Wake me up when it’s over.

That’s pretty much how I feel about the Obama administration, and judging by U.S. opinion polls, I’m not alone. I want to hide under the covers and pray for minimal damage to the country before Inauguration Day 2017, which seems an awfully long time from now.

I don’t mean this in a partisan way; I mean it in a citizen way. This administration appears to have gone off the rails, and it’s frightening. There was a time during the Bush administration when things felt similar, between Hurricane Katrina and the 2007 troop surge in Iraq.

The latest — the Sgt. Bowe Bergdahl matter — seems just crazy. I don’t even know what to make of it. When news first came out that five senior Taliban leaders were traded for a possible deserter, I thought yahoos on my side of the aisle had gone overboard with the hyperbole, again. When I found out the story could be real, I was speechless, as, I think, were millions of Americans.

A possible explanation that remotely makes sense comes from Sean Davis at The Federalist, who argues that Bergdahl had nothing to do with the Guantánamo detainee releases. Obama, according to Davis’ theory, was planning to empty Guantánamo as part of his pledge to close the facility, and Bergdahl was spun into the story as a prisoner exchange by White House public relations staff in an attempt to soften public blowback. If that’s true, administration spinmeisters badly miscalculated.

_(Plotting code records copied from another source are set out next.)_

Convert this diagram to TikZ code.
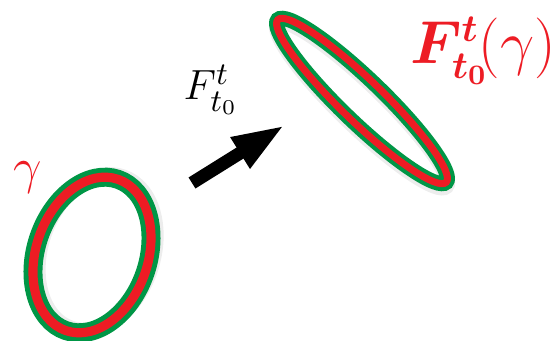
\documentclass[tikz,border=0pt]{standalone}
\usepackage{amsmath,amssymb,bm}
\usetikzlibrary{arrows.meta}
\definecolor{ringgreen}{RGB}{0,150,70}
\definecolor{ringred}{RGB}{237,28,36}
\tikzset{
  band/.style={draw=ringgreen,line width=#1},
  band/.default=4.3pt,
  core/.style={draw=ringred,line width=#1},
  core/.default=2.0pt,
  haze/.style={draw=black!7,line width=4.3pt},
  flow/.style={-{Triangle[length=5.3mm,width=3.3mm]},line width=3.7pt},
  lab/.style={inner sep=0pt,font=\fontsize{13}{15}\selectfont},
}

\begin{document}
\begin{tikzpicture}[x=0.1mm,y=0.1mm]
  \path[use as bounding box] (0,0) rectangle (554,341);
  \coordinate (src) at (92,86);
  \coordinate (img) at (362,240);

  % faint shadows
  \draw[haze,rotate around={71:(src)}] ([shift={(4,-4)}]src) ellipse [x radius=80,y radius=56];
  \draw[haze,rotate around={-44:(img)}] ([shift={(3,-3)}]img) ellipse [x radius=117,y radius=21];

  % the loop and its image
  \draw[band=5.4pt,rotate around={71:(src)}] (src) ellipse [x radius=80,y radius=56];
  \draw[core=2.6pt,rotate around={71:(src)}] (src) ellipse [x radius=80,y radius=56];
  \draw[band,rotate around={-44:(img)}] (img) ellipse [x radius=117,y radius=21];
  \draw[core,rotate around={-44:(img)}] (img) ellipse [x radius=117,y radius=21];

  \coordinate (tail) at (192,158);
  \coordinate (tip) at (285,216);
  \draw[flow] (tail) -- (tip);

  \node[lab,text=ringred,font=\fontsize{15}{17}\selectfont] (gam) at (28,163) {$\gamma$};
  \node[lab] (map) at (211,251) {$F^{t}_{t_0}$};
  \node[lab,text=ringred,font=\fontsize{16}{19}\selectfont] (imgname) at (483,290)
    {$\boldsymbol{F^{t}_{t_0}}\!(\gamma)$};
\end{tikzpicture}
\end{document}
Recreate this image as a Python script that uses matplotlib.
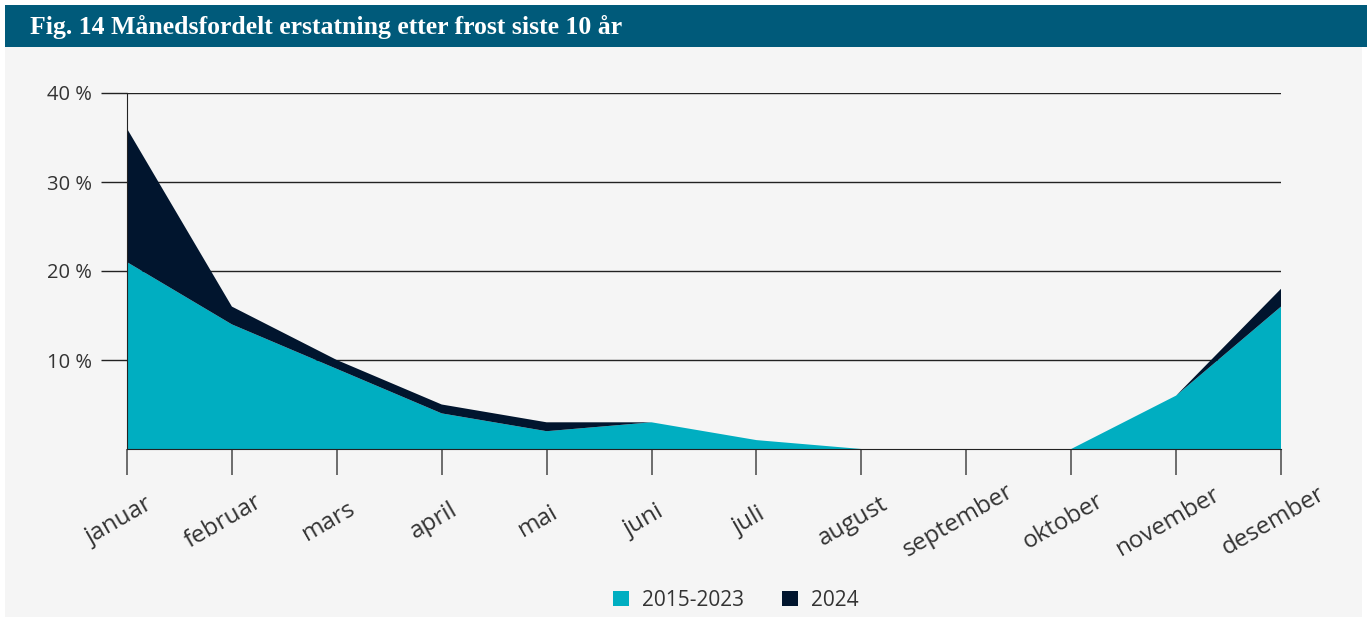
import matplotlib
matplotlib.use("Agg")
import matplotlib.pyplot as plt
from matplotlib.patches import Rectangle, Patch
from matplotlib.transforms import ScaledTranslation

months = ["januar", "februar", "mars", "april", "mai", "juni", "juli",
          "august", "september", "oktober", "november", "desember"]
s_2015_2023 = [21, 14, 9, 4, 2, 3, 1, 0, 0, 0, 6, 16]
s_2024 = [15, 2, 1, 1, 1, 0, 0, 0, 0, 0, 0, 2]
series_names = ["2015-2023", "2024"]
yticks = [10, 20, 30, 40]
ytick_labels = ["10 %", "20 %", "30 %", "40 %"]
title = "Fig. 14 Månedsfordelt erstatning etter frost siste 10 år"

c_teal = "#00aec1"
c_navy = "#01152e"
c_bar = "#005a7a"
c_bg = "#f5f5f5"
c_text = "#333333"

W, H = 1367, 622
fig = plt.figure(figsize=(W / 100, H / 100), dpi=100)
fig.patch.set_facecolor("white")

# background panel
fig.patches.append(Rectangle((5 / W, 1 - 617 / H), (1362 - 5) / W, (617 - 47) / H,
                             transform=fig.transFigure, facecolor=c_bg, edgecolor="none", zorder=-10))
# title bar
fig.patches.append(Rectangle((5 / W, 1 - 47 / H), (1367 - 5) / W, (47 - 5) / H,
                             transform=fig.transFigure, facecolor=c_bar, edgecolor="none", zorder=-10))
fig.text(30 / W, 1 - 27 / H, title, color="white", fontsize=18.5, fontweight="bold",
         family="Liberation Serif", va="center", ha="left")

left, right, top, bottom = 127, 1281, 93, 449
ax = fig.add_axes([left / W, 1 - bottom / H, (right - left) / W, (bottom - top) / H])
ax.set_facecolor(c_bg)

x = list(range(len(months)))
ax.stackplot(x, s_2015_2023, s_2024, colors=[c_teal, c_navy], labels=series_names,
             linewidth=0, zorder=2)
ax.set_xlim(0, len(months) - 1)
ax.set_ylim(0, 40)

ax.set_yticks(yticks)
ax.set_yticklabels(ytick_labels, fontsize=14.5, color=c_text, family="Open Sans")
for yv in yticks:
    ax.axhline(yv, color="#222222", linewidth=1, zorder=1)

ax.set_xticks(x)
ax.set_xticklabels(months, fontsize=17.5, color=c_text, family="Open Sans",
                   rotation=30, ha="center", va="center", rotation_mode="anchor")
ax.tick_params(axis="x", length=19, width=1.2, color="#555555", pad=33)
ax.tick_params(axis="y", length=19, width=1, color="#222222", pad=6)
shift = ScaledTranslation(-8 / 100, 0, fig.dpi_scale_trans)
for lab in ax.get_xticklabels():
    lab.set_transform(lab.get_transform() + shift)

for s in ["top", "right"]:
    ax.spines[s].set_visible(False)
ax.spines["left"].set_color("#222222")
ax.spines["bottom"].set_color("#222222")
ax.spines["left"].set_zorder(3)
ax.spines["bottom"].set_zorder(3)

handles = [Patch(facecolor=c_teal, edgecolor="none"), Patch(facecolor=c_navy, edgecolor="none")]
leg = fig.legend(handles, series_names, loc="center", bbox_to_anchor=(736 / W, 1 - 600 / H),
                 ncol=2, frameon=False, handlelength=0.75, handleheight=0.75,
                 columnspacing=1.85, handletextpad=0.62,
                 prop={"family": "Open Sans", "size": 15})
for t in leg.get_texts():
    t.set_color(c_text)

fig.savefig("out.png", dpi=100, facecolor=fig.get_facecolor())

But more than that, there is a deceitful feeling among some people about the Bergdahl story, just as there was with the Sept. 11, 2012, Benghazi attack in Libya. And on matters of national security, where American lives are lost, suspicion of cover-up nauseates. It erodes our faith in America itself.

After five and half years in office, the Obama administration appears to have run out of all energy and ideas, which some might argue is a good thing. But a nation adrift, a superpower adrift, is far more worrisome than an administration pursuing a poor agenda. The country looks and feels rudderless, in foreign and domestic policies, and the world can sense it. Here at home, it’s as though we’re looking past this administration, with two-and-a-half-years left in it, and waiting for a savior in the next crop of presidential candidates.

We should choose carefully. Our last two presidents have been totally different. President George W. Bush had no problem leading — whether you liked the way he led is another matter — but he was a terrible communicator. President Obama is a brilliant communicator with no leadership skills. After five and a half years in office, he remains disengaged from Congress, including from some of his fellow Democrats, and the odds of him creating working relationships now are virtually nil.

I’m a conservative Republican. I’ll almost certainly back whomever my party puts forward in 2016. But, regardless of who’s elected, I’m praying, too, for a savior, for both a leader and a communicator. We badly need a plan forward in this country, and we need inspiration, too. It’s been a rough millennium.